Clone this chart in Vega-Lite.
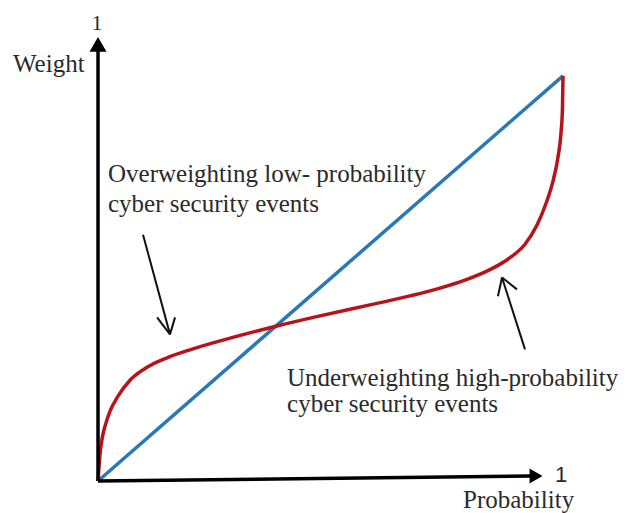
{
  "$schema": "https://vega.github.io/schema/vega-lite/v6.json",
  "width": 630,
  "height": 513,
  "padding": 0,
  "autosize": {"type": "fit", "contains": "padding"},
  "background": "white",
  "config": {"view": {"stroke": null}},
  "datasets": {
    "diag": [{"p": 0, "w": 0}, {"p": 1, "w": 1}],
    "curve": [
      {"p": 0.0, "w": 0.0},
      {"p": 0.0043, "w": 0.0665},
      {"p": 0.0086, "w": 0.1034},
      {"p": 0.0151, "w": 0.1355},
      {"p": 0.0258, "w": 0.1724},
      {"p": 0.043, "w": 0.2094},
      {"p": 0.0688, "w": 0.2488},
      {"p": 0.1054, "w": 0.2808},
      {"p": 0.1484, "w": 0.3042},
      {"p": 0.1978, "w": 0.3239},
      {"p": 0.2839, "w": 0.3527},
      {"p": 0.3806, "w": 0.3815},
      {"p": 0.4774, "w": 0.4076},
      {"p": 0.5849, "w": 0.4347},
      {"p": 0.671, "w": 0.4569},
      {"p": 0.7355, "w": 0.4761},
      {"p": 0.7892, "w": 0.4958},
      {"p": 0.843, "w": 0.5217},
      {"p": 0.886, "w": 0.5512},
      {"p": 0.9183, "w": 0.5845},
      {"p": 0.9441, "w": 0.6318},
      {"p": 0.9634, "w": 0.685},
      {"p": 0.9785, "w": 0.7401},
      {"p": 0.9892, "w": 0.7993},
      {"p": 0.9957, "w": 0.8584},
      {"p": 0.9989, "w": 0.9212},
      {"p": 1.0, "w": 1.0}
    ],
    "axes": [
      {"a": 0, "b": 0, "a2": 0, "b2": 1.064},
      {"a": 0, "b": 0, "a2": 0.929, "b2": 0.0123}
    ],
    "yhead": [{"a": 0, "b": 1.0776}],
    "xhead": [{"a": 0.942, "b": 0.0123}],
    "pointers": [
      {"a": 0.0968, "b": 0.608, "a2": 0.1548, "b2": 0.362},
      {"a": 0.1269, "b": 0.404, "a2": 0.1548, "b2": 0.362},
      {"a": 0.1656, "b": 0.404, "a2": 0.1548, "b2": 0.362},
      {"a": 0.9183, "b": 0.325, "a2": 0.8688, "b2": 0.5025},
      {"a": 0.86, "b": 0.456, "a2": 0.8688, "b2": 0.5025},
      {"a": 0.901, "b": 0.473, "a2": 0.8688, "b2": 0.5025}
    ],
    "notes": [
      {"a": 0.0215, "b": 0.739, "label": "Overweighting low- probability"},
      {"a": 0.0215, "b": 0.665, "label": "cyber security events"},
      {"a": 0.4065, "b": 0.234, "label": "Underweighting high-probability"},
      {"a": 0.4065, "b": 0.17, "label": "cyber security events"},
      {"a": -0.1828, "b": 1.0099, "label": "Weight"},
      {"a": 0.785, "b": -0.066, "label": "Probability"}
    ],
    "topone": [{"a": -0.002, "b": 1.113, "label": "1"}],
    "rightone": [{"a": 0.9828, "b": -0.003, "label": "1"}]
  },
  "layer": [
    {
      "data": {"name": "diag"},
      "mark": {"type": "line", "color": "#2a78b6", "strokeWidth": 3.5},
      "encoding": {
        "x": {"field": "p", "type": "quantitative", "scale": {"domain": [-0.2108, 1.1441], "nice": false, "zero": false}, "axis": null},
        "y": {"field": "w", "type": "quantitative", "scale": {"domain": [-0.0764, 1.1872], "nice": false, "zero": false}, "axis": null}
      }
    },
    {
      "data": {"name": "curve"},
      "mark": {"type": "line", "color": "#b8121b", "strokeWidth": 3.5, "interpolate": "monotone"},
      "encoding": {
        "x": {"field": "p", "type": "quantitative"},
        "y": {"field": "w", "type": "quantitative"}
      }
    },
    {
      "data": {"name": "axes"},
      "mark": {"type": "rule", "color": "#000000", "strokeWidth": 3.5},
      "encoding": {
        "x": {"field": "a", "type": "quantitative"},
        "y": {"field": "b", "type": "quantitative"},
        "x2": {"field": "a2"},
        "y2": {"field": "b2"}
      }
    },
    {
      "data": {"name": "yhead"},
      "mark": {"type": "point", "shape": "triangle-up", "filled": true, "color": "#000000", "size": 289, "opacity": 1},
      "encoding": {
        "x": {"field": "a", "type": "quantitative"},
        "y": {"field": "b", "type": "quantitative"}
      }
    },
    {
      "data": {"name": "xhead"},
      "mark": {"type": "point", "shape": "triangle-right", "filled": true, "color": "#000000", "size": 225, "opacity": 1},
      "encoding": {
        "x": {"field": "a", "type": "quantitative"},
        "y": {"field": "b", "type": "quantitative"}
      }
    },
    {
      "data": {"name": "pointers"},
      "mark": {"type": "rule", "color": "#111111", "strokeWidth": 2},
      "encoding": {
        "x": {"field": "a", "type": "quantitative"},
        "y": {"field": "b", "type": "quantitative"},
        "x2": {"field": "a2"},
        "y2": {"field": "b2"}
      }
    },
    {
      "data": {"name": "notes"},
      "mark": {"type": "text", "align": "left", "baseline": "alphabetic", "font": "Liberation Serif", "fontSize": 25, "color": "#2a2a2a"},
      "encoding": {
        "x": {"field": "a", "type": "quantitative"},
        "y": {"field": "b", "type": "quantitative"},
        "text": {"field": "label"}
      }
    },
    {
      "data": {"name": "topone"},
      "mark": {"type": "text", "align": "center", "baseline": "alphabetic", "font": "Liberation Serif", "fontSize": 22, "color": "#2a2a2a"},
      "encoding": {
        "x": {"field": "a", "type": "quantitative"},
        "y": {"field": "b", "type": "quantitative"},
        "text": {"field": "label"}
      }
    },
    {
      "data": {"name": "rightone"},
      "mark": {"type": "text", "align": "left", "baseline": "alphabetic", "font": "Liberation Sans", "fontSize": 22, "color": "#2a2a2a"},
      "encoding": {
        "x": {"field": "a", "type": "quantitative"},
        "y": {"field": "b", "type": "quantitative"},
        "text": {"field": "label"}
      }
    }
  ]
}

——

Retype the whole listing, keeping every line identical and omitting all pictures.

Clone this chart in Vega-Lite.
{
  "$schema": "https://vega.github.io/schema/vega-lite/v6.json",
  "width": 630,
  "height": 513,
  "padding": 0,
  "autosize": {"type": "fit", "contains": "padding"},
  "background": "white",
  "config": {"view": {"stroke": null}},
  "datasets": {
    "diag": [{"p": 0, "w": 0}, {"p": 1, "w": 1}],
    "curve": [
      {"p": 0.0, "w": 0.0},
      {"p": 0.0043, "w": 0.0665},
      {"p": 0.0086, "w": 0.1034},
      {"p": 0.0151, "w": 0.1355},
      {"p": 0.0258, "w": 0.1724},
      {"p": 0.043, "w": 0.2094},
      {"p": 0.0688, "w": 0.2488},
      {"p": 0.1054, "w": 0.2808},
      {"p": 0.1484, "w": 0.3042},
      {"p": 0.1978, "w": 0.3239},
      {"p": 0.2839, "w": 0.3527},
      {"p": 0.3806, "w": 0.3815},
      {"p": 0.4774, "w": 0.4076},
      {"p": 0.5849, "w": 0.4347},
      {"p": 0.671, "w": 0.4569},
      {"p": 0.7355, "w": 0.4761},
      {"p": 0.7892, "w": 0.4958},
      {"p": 0.843, "w": 0.5217},
      {"p": 0.886, "w": 0.5512},
      {"p": 0.9183, "w": 0.5845},
      {"p": 0.9441, "w": 0.6318},
      {"p": 0.9634, "w": 0.685},
      {"p": 0.9785, "w": 0.7401},
      {"p": 0.9892, "w": 0.7993},
      {"p": 0.9957, "w": 0.8584},
      {"p": 0.9989, "w": 0.9212},
      {"p": 1.0, "w": 1.0}
    ],
    "axes": [
      {"a": 0, "b": 0, "a2": 0, "b2": 1.064},
      {"a": 0, "b": 0, "a2": 0.929, "b2": 0.0123}
    ],
    "yhead": [{"a": 0, "b": 1.0776}],
    "xhead": [{"a": 0.942, "b": 0.0123}],
    "pointers": [
      {"a": 0.0968, "b": 0.608, "a2": 0.1548, "b2": 0.362},
      {"a": 0.1269, "b": 0.404, "a2": 0.1548, "b2": 0.362},
      {"a": 0.1656, "b": 0.404, "a2": 0.1548, "b2": 0.362},
      {"a": 0.9183, "b": 0.325, "a2": 0.8688, "b2": 0.5025},
      {"a": 0.86, "b": 0.456, "a2": 0.8688, "b2": 0.5025},
      {"a": 0.901, "b": 0.473, "a2": 0.8688, "b2": 0.5025}
    ],
    "notes": [
      {"a": 0.0215, "b": 0.739, "label": "Overweighting low- probability"},
      {"a": 0.0215, "b": 0.665, "label": "cyber security events"},
      {"a": 0.4065, "b": 0.234, "label": "Underweighting high-probability"},
      {"a": 0.4065, "b": 0.17, "label": "cyber security events"},
      {"a": -0.1828, "b": 1.0099, "label": "Weight"},
      {"a": 0.785, "b": -0.066, "label": "Probability"}
    ],
    "topone": [{"a": -0.002, "b": 1.113, "label": "1"}],
    "rightone": [{"a": 0.9828, "b": -0.003, "label": "1"}]
  },
  "layer": [
    {
      "data": {"name": "diag"},
      "mark": {"type": "line", "color": "#2a78b6", "strokeWidth": 3.5},
      "encoding": {
        "x": {"field": "p", "type": "quantitative", "scale": {"domain": [-0.2108, 1.1441], "nice": false, "zero": false}, "axis": null},
        "y": {"field": "w", "type": "quantitative", "scale": {"domain": [-0.0764, 1.1872], "nice": false, "zero": false}, "axis": null}
      }
    },
    {
      "data": {"name": "curve"},
      "mark": {"type": "line", "color": "#b8121b", "strokeWidth": 3.5, "interpolate": "monotone"},
      "encoding": {
        "x": {"field": "p", "type": "quantitative"},
        "y": {"field": "w", "type": "quantitative"}
      }
    },
    {
      "data": {"name": "axes"},
      "mark": {"type": "rule", "color": "#000000", "strokeWidth": 3.5},
      "encoding": {
        "x": {"field": "a", "type": "quantitative"},
        "y": {"field": "b", "type": "quantitative"},
        "x2": {"field": "a2"},
        "y2": {"field": "b2"}
      }
    },
    {
      "data": {"name": "yhead"},
      "mark": {"type": "point", "shape": "triangle-up", "filled": true, "color": "#000000", "size": 289, "opacity": 1},
      "encoding": {
        "x": {"field": "a", "type": "quantitative"},
        "y": {"field": "b", "type": "quantitative"}
      }
    },
    {
      "data": {"name": "xhead"},
      "mark": {"type": "point", "shape": "triangle-right", "filled": true, "color": "#000000", "size": 225, "opacity": 1},
      "encoding": {
        "x": {"field": "a", "type": "quantitative"},
        "y": {"field": "b", "type": "quantitative"}
      }
    },
    {
      "data": {"name": "pointers"},
      "mark": {"type": "rule", "color": "#111111", "strokeWidth": 2},
      "encoding": {
        "x": {"field": "a", "type": "quantitative"},
        "y": {"field": "b", "type": "quantitative"},
        "x2": {"field": "a2"},
        "y2": {"field": "b2"}
      }
    },
    {
      "data": {"name": "notes"},
      "mark": {"type": "text", "align": "left", "baseline": "alphabetic", "font": "Liberation Serif", "fontSize": 25, "color": "#2a2a2a"},
      "encoding": {
        "x": {"field": "a", "type": "quantitative"},
        "y": {"field": "b", "type": "quantitative"},
        "text": {"field": "label"}
      }
    },
    {
      "data": {"name": "topone"},
      "mark": {"type": "text", "align": "center", "baseline": "alphabetic", "font": "Liberation Serif", "fontSize": 22, "color": "#2a2a2a"},
      "encoding": {
        "x": {"field": "a", "type": "quantitative"},
        "y": {"field": "b", "type": "quantitative"},
        "text": {"field": "label"}
      }
    },
    {
      "data": {"name": "rightone"},
      "mark": {"type": "text", "align": "left", "baseline": "alphabetic", "font": "Liberation Sans", "fontSize": 22, "color": "#2a2a2a"},
      "encoding": {
        "x": {"field": "a", "type": "quantitative"},
        "y": {"field": "b", "type": "quantitative"},
        "text": {"field": "label"}
      }
    }
  ]
}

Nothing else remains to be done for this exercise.